The beauty, though, was replaced with hate and tiredness. Walking around the Ash dams, well – the “small” part that we explored was a 10km trek! This done in overalls, with safety masks and helmets as well as those uncomfortable, heavy and metal-tipped safety boots! Oh, and it was one of those uncharacteristic hot days in August – Damn you global warming! Though there is some irony in that statement *cough*

After having a bit of a rest, I took a road trip that afternoon to the smaller town of Ermelo. The 125km trip would take me on the N4 and then N11. The N4, let me tell you, is to be avoided as the toll road costs R33-00. Seeing that I travelled on it for maybe 5km after the toll, I was not impressed one bit! Then again, I don’t even like paying for parking at shopping centres but anyway! Apparently there is a back road (I suspect the R555) to Middelburg and then from there, one can just join the N11 down to Ermelo. The drive down the N11 is one that strains the mind. It is straight and when I say straight, I mean like on a 100km stretch, there are maybe five gentle curves with the drive through the town of Hendrina the only time when you need to move your steering wheel more than an angle of 5°. The drive is a brilliant drive through the Highveld with it’s brown Winter coat on. You also pass a road to the town called Amsterdam (wonder if they sell any herbs there) and the immense coal fields of Mpumalanga. The grand scale of these minds and the openness of the Highveld boggle the mind and make this seemingly easy drive much more difficult than one would expect. Then again, my mind thinks too much so maybe that’s why I say that! You also pass the immensely enormous Hendrina Power Station – that with ten generating units (as compared to the six each at Duvha and Kendal) and the eight or so cooling towers. I passed the station at dusk and it was a beautiful site – shining light in the cold darkness of the surrounds.
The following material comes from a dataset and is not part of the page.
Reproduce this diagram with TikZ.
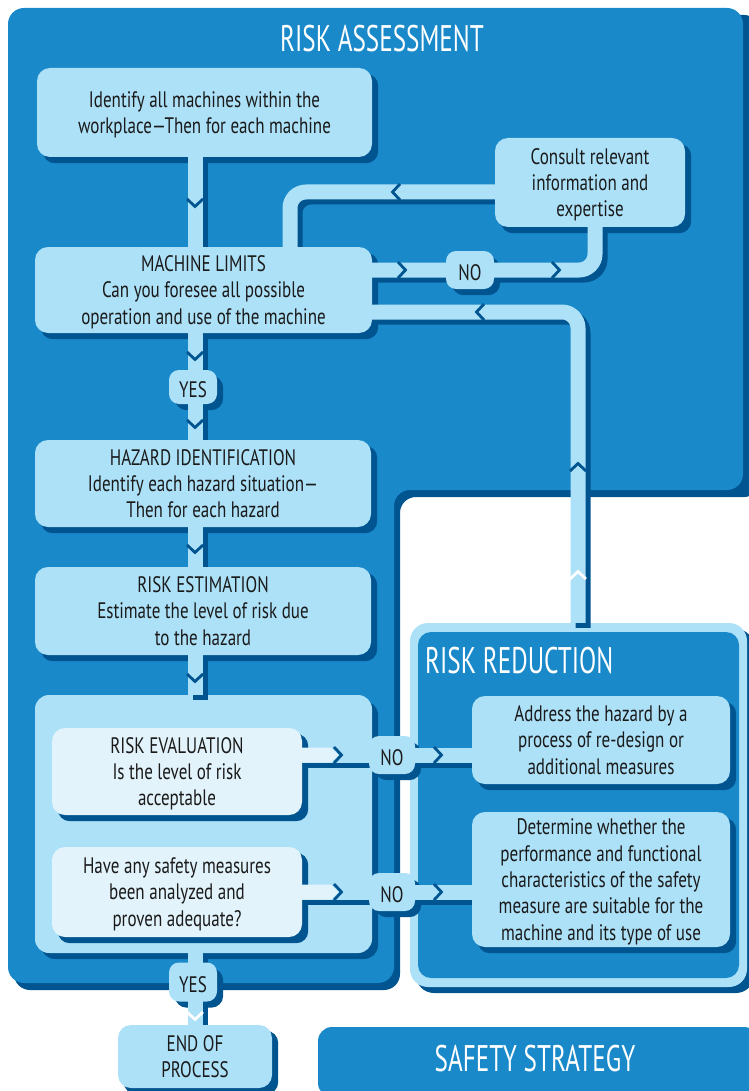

I didn’t take my camera so I didn’t get a picture!!!

So anyway, the moral of the story is that I need to get a camera. It should be a decent one at that seeing that I want pictures that will look good. I was using a Sony digital the other day and although it’s packed with features and really one of the better ones out there, the pictures didn’t come out as good as I wanted them too. Then again, I didn’t modify the settings but just pointed and shot and hoped for the best. I say that they should just write better code so the pictures undergo better processing before the camera decides how to capture them but what do I know? Lol. Getting a camera would help though – at least this blog will get some pictures!